MATCH (n) WHERE ID(n)=id RETURN n
TYPE
TYPE returns the string representation of the relationship type.
TYPE(relationship)
PROPERTIES
PROPERTIES returns a map containing all the properties of a node or relationship.
PROPERTIES(expression)
RANDOMUUID
TIMESTAMP
TOBOOLEAN
TOFLOAT
TOINTEGER
Procedures
Check which procedures are available
CALL dbms.procedures()
- db.indexes() List all indexes in the database.
- db.labels() List all labels in the database
- db.propertyKeys() List all property keys in the database.
- db.relationshipTypes() List all relationship types in the database.
- db.schema() Show the schema of the data.

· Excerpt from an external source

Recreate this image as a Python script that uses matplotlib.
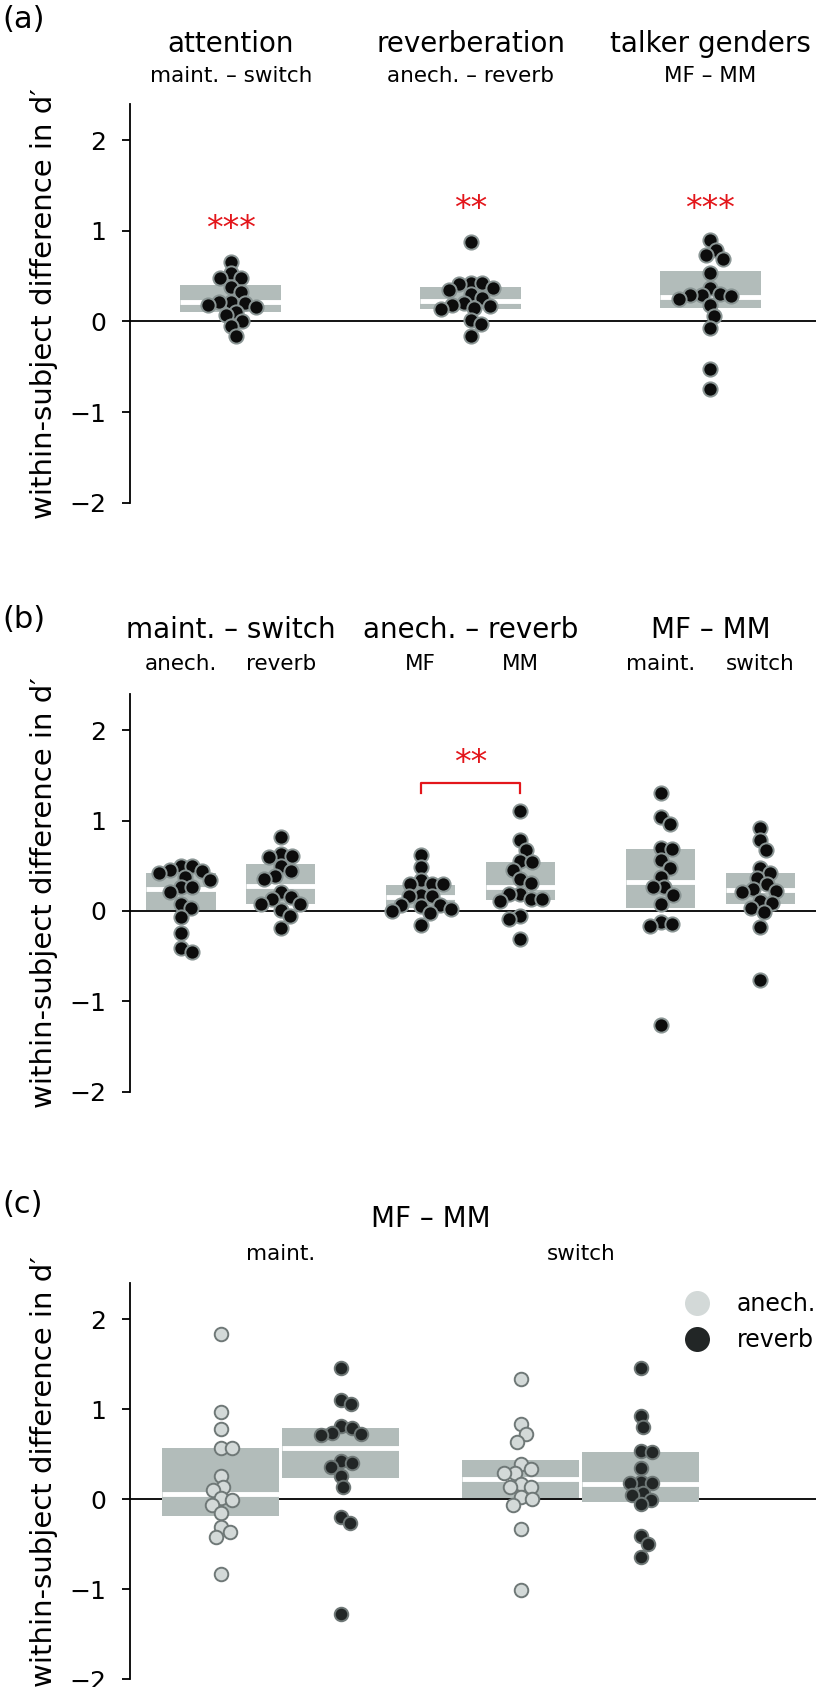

- db.constraints() List all constraints in the database.
Data Import
We can use LOAD CSV to batch imports of large amouts of data from CSV files. We can use Neo4j ETL Tool or Neo4j Import tool.

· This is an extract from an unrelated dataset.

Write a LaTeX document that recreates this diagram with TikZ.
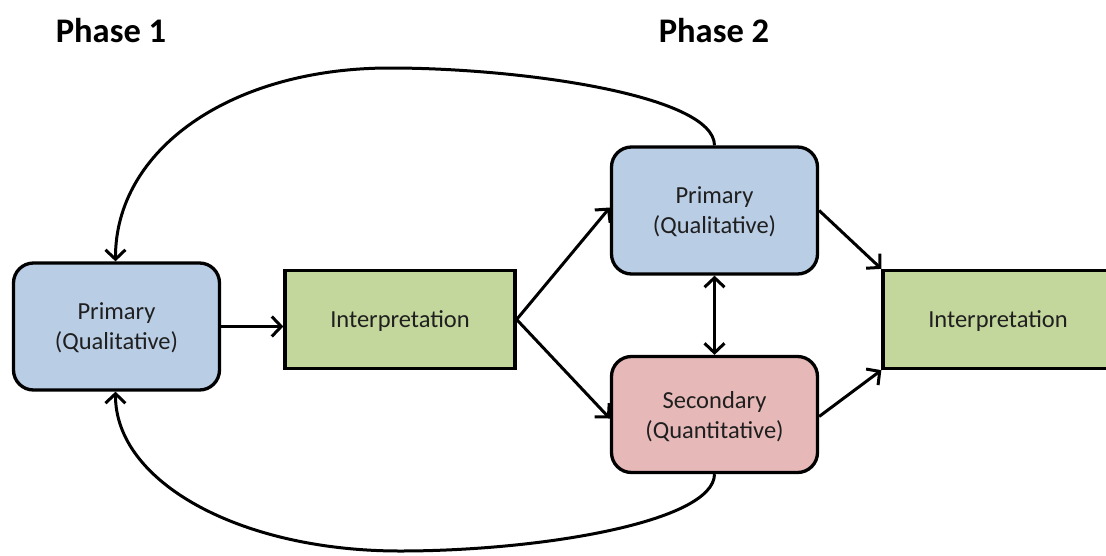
\documentclass[tikz,border=0pt]{standalone}
\usepackage{fontspec}
\setmainfont{Carlito}
\usetikzlibrary{arrows.meta}

\definecolor{qualblue}{HTML}{B9CDE5}
\definecolor{interpgreen}{HTML}{C3D69B}
\definecolor{quantred}{HTML}{E6B9B8}

\tikzset{
  box/.style={draw=black, line width=3.3pt, align=center, inner sep=0pt,
              font=\fontsize{24.5}{30}\selectfont, text=black!88, text depth=0pt},
  roundbox/.style={box, rounded corners=20pt, minimum width=206pt},
  interpbox/.style={box, fill=interpgreen, minimum width=230pt, minimum height=98pt},
  barb/.tip={Straight Barb[length=9.5pt,width=20pt,line width=3pt]},
  link/.style={line width=3pt, -barb},
  twoway/.style={line width=3pt, barb-barb},
  phase/.style={font=\fontsize{34.5}{40}\selectfont\bfseries, anchor=base}
}

\begin{document}
\begin{tikzpicture}[x=1pt, y=-1pt]
  \useasboundingbox (0,0) rectangle (1106,555);
  \clip (0,0) rectangle (1106,555);

  % phase headings
  \node[phase] (ph1) at (111,42) {Phase 1};
  \node[phase] (ph2) at (714,42) {Phase 2};

  % phase 1
  \node[roundbox, fill=qualblue, minimum height=127pt] (p1) at (116.5,326.5) {Primary\\(Qualitative)};
  \node[interpbox] (i1) at (400,319.5) {Interpretation};

  % phase 2
  \node[roundbox, fill=qualblue, minimum height=127pt] (p2) at (714.5,210.5) {Primary\\(Qualitative)};
  \node[roundbox, fill=quantred, minimum height=116pt] (s2) at (714.5,414.5) {Secondary\\(Quantitative)};
  \node[interpbox] (i2) at (998,319.5) {Interpretation};

  % straight connectors
  \draw[link] (p1.east) -- (p1.east -| i1.west);
  \draw[link] (i1.east) -- ([yshift=3pt]p2.west);
  \draw[link] (i1.east) -- ([yshift=-4pt]s2.west);
  \draw[twoway] (p2.south) -- (s2.north);
  \draw[link] (p2.east) -- (i2.north west);
  \draw[link] ([yshift=-2pt]s2.east) -- (i2.south west);

  % feedback loops back to the first phase
  \coordinate (topmid) at (390,68);
  \coordinate (botmid) at (400,551);
  \draw[link] (p2.north) .. controls (714,95) and (520,68) .. (topmid)
                          .. controls (230,68) and (115,150) .. ([xshift=-1pt]p1.north);
  \draw[link] (s2.south) .. controls (714,522) and (540,551) .. (botmid)
                          .. controls (240,551) and (115,482) .. ([xshift=-1pt]p1.south);
\end{tikzpicture}
\end{document}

LOAD CSV FROM "url" AS row FIELDTERMINATOR ";"
Query management
Profiling a query
Explain
If you want to see the execution plan but not run the statement.
PROFILE
If you want to run the statement and see which operators are doing most of the work, use PROFILE. This will run your statement and keep track of how many rows pass through each operator, and how much each operator needs to interact with the storage layer to retrieve the necessary data.
Kill Queries
When you have a query that is taking too long to execute on your system, You can execute
CALL dbms.listQueries()
Which return the list of queries currently running. And then
CALL dbms.killQuery('query-id')
UIs
Neo4j Desktop
In Neo4j Desktop, you can only start a single database.
Plugin
If you need additional functionality from a specialized library, you can add the library as a plugin for your project.
Neo4j Browser
You can only use Neo4j Browser to connected to a running Neo4j instance and you can only connect to a single database at a time.
Browser Sync
When you log in to Browser Sync from your Neo4j Browser, you can add folders and Cypher scripts in the cloud for use in a different Neo4j Browser session.
Neo4j Bloom
Neo4j Sandbox
It is a temporary Neo4j instance in the cloud where you can access a database for 3 to 10 days. By default it will also install APOC, Graph Algorithms and GraphQL.
Neo4j Cluster
Neo4j clusters allow your application to be highly available so that if a server goes down, another server will take over and also highly scalable so that application that read the data can be distributed in many places.